In 1897, at the age of just 37, he was appointed Chevalier of the Legion d’Honneur. At the 1900 Paris Exposition Universelle he presented a spectacular collection of his jewelry.

 

Widely known by the turn of the century for his exqusite jewelry, in 1902 he created a new process for molding glass. And his interest in glass led him to include pieces of carved figurative crystal in his jewelry. He began experimentations in glass with the 1904 molded-glass panel for the front door of his own home, perfume bottles and pressed glass. Among his renowned works is the flacon for Marcel Rochas’s Femme and the famous double dove motif for Nina Ricci’s L’Air to Temps.

 

In 1913 he designed and furnished over 200 window panes for the Coty building on Fifth Avenue in New York.
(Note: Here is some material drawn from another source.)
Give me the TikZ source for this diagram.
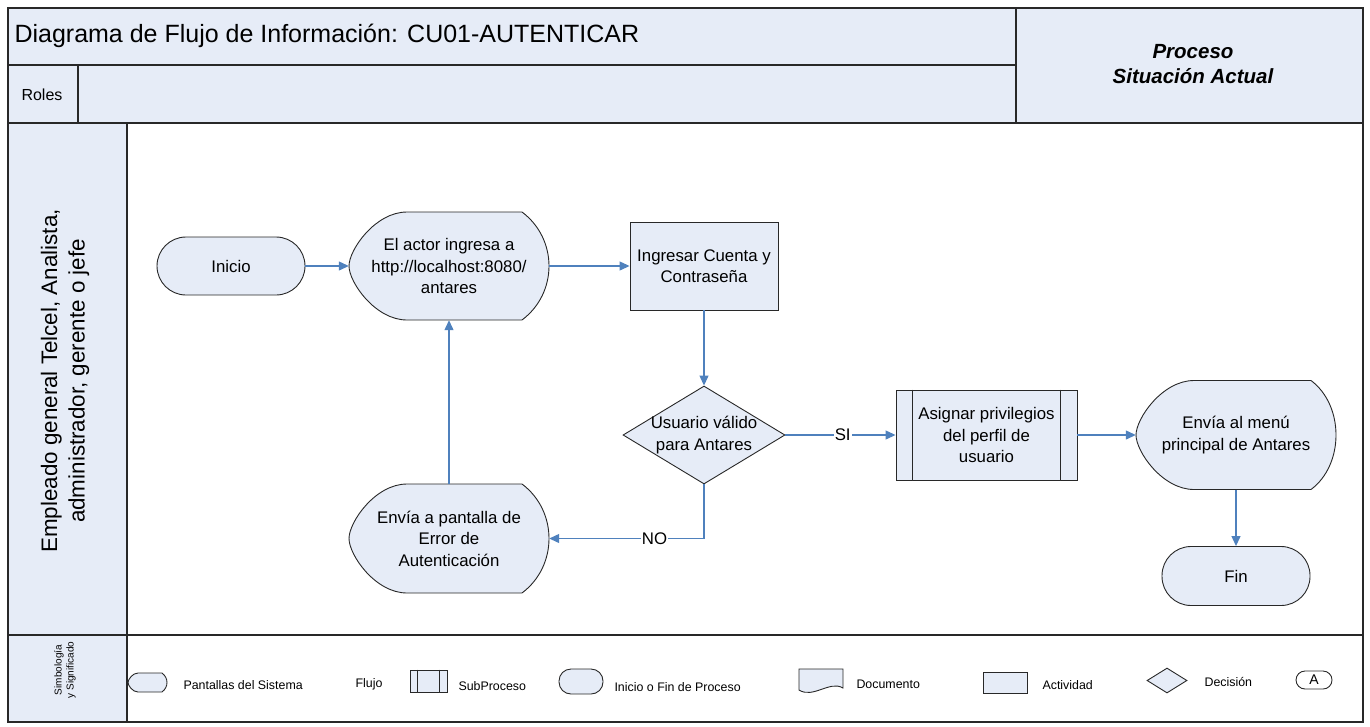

He abandoned jewelry in favor of pressed glass; although he finished pieces with hand-polishing and cutting, he used semi-industrial techniques to blow-mold and stamp.

 

In the 1920s Lalique designed some 350 vases and bowls in glass, along with a range of tableware, car mascots, jewelry, lighting, and scent bottles.  He also produced a range of glass designs for the 1935 oceanliner Normandie. From 1945 the Lalique business was supervised by his son Marc Lalique.